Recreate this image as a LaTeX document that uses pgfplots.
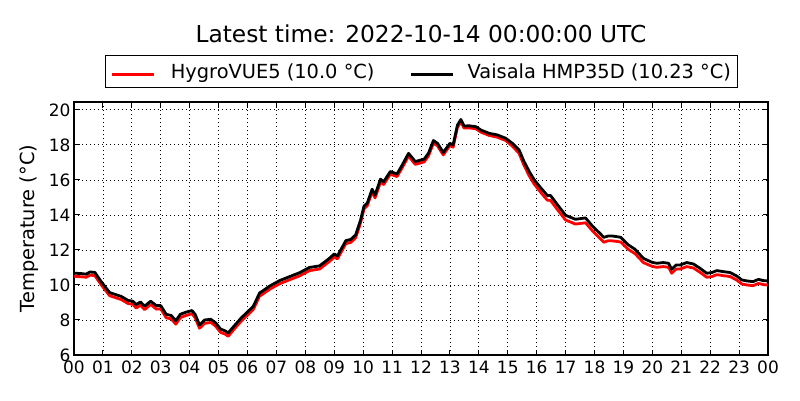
\documentclass[border=0pt]{standalone}
\usepackage{fontspec}
\setmainfont{DejaVu Sans}
\usepackage{pgfplots}
\pgfplotsset{compat=1.18}
\usepackage{pgfplotstable}

\pgfplotstableread{
h T
0.00 10.68
0.15 10.66
0.25 10.65
0.42 10.62
0.55 10.74
0.72 10.72
0.94 10.19
1.10 9.85
1.23 9.57
1.46 9.44
1.63 9.35
1.87 9.12
2.04 9.07
2.15 8.88
2.30 9.03
2.44 8.79
2.65 9.07
2.85 8.82
3.00 8.82
3.19 8.32
3.36 8.26
3.52 7.96
3.68 8.33
3.88 8.45
4.08 8.54
4.19 8.32
4.34 7.72
4.52 8.00
4.73 8.04
4.89 7.85
5.07 7.48
5.23 7.38
5.33 7.26
5.56 7.70
5.79 8.13
6.10 8.62
6.20 8.78
6.42 9.55
6.49 9.62
6.77 9.94
7.11 10.25
7.46 10.48
7.80 10.70
8.14 11.00
8.49 11.09
8.83 11.52
9.00 11.77
9.11 11.66
9.40 12.53
9.57 12.60
9.74 12.86
9.91 13.71
10.03 14.51
10.14 14.67
10.31 15.47
10.41 15.14
10.60 16.04
10.71 15.90
10.94 16.48
11.17 16.34
11.32 16.76
11.57 17.52
11.80 17.05
11.94 17.11
12.11 17.19
12.26 17.53
12.43 18.25
12.57 18.09
12.77 17.57
13.00 18.09
13.11 18.00
13.26 19.13
13.38 19.45
13.49 19.08
13.67 19.09
13.90 19.04
14.07 18.85
14.36 18.66
14.64 18.57
14.93 18.38
15.16 18.09
15.39 17.72
15.56 17.06
15.74 16.49
15.91 16.02
16.14 15.55
16.37 15.11
16.48 15.11
16.71 14.60
17.00 13.98
17.34 13.75
17.69 13.83
17.92 13.38
18.21 12.91
18.32 12.72
18.48 12.80
18.60 12.80
18.77 12.76
18.91 12.72
19.17 12.29
19.40 12.04
19.69 11.52
19.98 11.30
20.15 11.24
20.38 11.28
20.56 11.24
20.67 10.90
20.82 11.14
20.96 11.14
21.19 11.28
21.42 11.20
21.65 10.95
21.88 10.67
22.06 10.71
22.23 10.82
22.46 10.76
22.69 10.71
22.92 10.51
23.09 10.29
23.27 10.23
23.48 10.19
23.67 10.32
23.84 10.25
24.00 10.23
}\vaisala

\pgfplotstableread{
h T
0.00 10.50
0.15 10.48
0.25 10.47
0.42 10.44
0.55 10.56
0.72 10.54
0.94 10.01
1.10 9.67
1.23 9.39
1.46 9.26
1.63 9.17
1.87 8.94
2.04 8.89
2.15 8.68
2.30 8.85
2.44 8.59
2.65 8.89
2.85 8.62
3.00 8.64
3.19 8.12
3.36 8.07
3.52 7.76
3.68 8.14
3.88 8.26
4.08 8.36
4.19 8.13
4.34 7.53
4.52 7.81
4.73 7.86
4.89 7.66
5.07 7.29
5.23 7.19
5.33 7.07
5.56 7.52
5.79 7.95
6.10 8.44
6.20 8.60
6.42 9.37
6.49 9.44
6.77 9.76
7.11 10.07
7.46 10.30
7.80 10.52
8.14 10.82
8.49 10.91
8.83 11.34
9.00 11.59
9.11 11.49
9.40 12.36
9.57 12.43
9.74 12.69
9.91 13.55
10.03 14.35
10.14 14.52
10.31 15.32
10.41 14.97
10.60 15.88
10.71 15.74
10.94 16.33
11.17 16.19
11.32 16.61
11.57 17.36
11.80 16.89
11.94 16.95
12.11 17.03
12.26 17.38
12.43 18.10
12.57 17.95
12.77 17.43
13.00 17.96
13.11 17.87
13.26 19.00
13.38 19.32
13.49 18.96
13.67 18.97
13.90 18.92
14.07 18.73
14.36 18.54
14.64 18.44
14.93 18.25
15.16 17.93
15.39 17.52
15.56 16.84
15.74 16.24
15.91 15.77
16.14 15.29
16.37 14.84
16.48 14.83
16.71 14.32
17.00 13.71
17.34 13.48
17.69 13.55
17.92 13.11
18.21 12.63
18.32 12.44
18.48 12.53
18.60 12.52
18.77 12.49
18.91 12.45
19.17 12.03
19.40 11.79
19.69 11.28
19.98 11.07
20.15 11.01
20.38 11.05
20.56 11.01
20.67 10.67
20.82 10.91
20.96 10.91
21.19 11.05
21.42 10.97
21.65 10.72
21.88 10.44
22.06 10.48
22.23 10.59
22.46 10.53
22.69 10.48
22.92 10.28
23.09 10.06
23.27 10.00
23.48 9.96
23.67 10.09
23.84 10.02
24.00 10.00
}\hygro

\begin{document}
\begin{tikzpicture}
\useasboundingbox (0,0) rectangle (800pt,400pt);
\begin{axis}[
  at={(74pt,45pt)}, anchor=south west,
  scale only axis, width=694pt, height=253pt,
  xmin=0, xmax=24, ymin=6, ymax=20.45,
  xtick={0,1,...,24},
  xticklabels={00,01,02,03,04,05,06,07,08,09,10,11,12,13,14,15,16,17,18,19,20,21,22,23,00},
  ytick={6,8,10,12,14,16,18,20},
  /pgf/number format/assume math mode=true,
  tick label style={font=\fontsize{17}{20}\selectfont},
  xticklabel style={yshift=-2.5pt},
  tick align=inside,
  major tick length=5.5pt,
  tick style={black, line width=1pt},
  axis line style={line width=1.2pt},
  grid=major,
  major grid style={black, line width=0.8pt, dash pattern=on 1.2pt off 2.8pt},
  ylabel={Temperature (°C)},
  every axis y label/.style={at={(axis description cs:-0.064,0.5)}, rotate=90, anchor=center, inner sep=0pt, font=\fontsize{19.4}{23}\selectfont},
  title={Latest time: 2022-10-14 00:00:00 UTC},
  every axis title/.style={at={(axis description cs:0.5,1.236)}, anchor=base, inner sep=0pt, font=\fontsize{23.3}{28}\selectfont},
  legend columns=2,
  legend style={at={(axis description cs:0.5,1.1858)}, anchor=north, draw=black, line width=1pt,
    inner xsep=6pt, inner ysep=8pt,
    nodes={inner sep=0pt, anchor=base west},
    font=\fontsize{19.4}{23}\selectfont},
  legend image code/.code={\draw[#1, line width=2.8pt] (0pt,0.35em) -- (42pt,0.35em);},
  legend cell align=left,
]
\addplot[red, line width=2.8pt, line join=round] table[x=h, y=T] {\hygro};
\addlegendentry{\hbox to 254pt{\kern15pt HygroVUE5 (10.0 °C)\hfil}}
\addplot[black, line width=2.8pt, line join=round] table[x=h, y=T] {\vaisala};
\addlegendentry{\hbox{\kern13pt Vaisala HMP35D (10.23 °C)}}
\end{axis}
\end{tikzpicture}
\end{document}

○ ○ ○ ○

◆ **Given exercise**
Where a line of the data holds "image", show that line.

◆ **Answer to this task**
Recreate this image as a LaTeX document that uses pgfplots.
  legend image code/.code={\draw[#1, line width=2.8pt] (0pt,0.35em) -- (42pt,0.35em);},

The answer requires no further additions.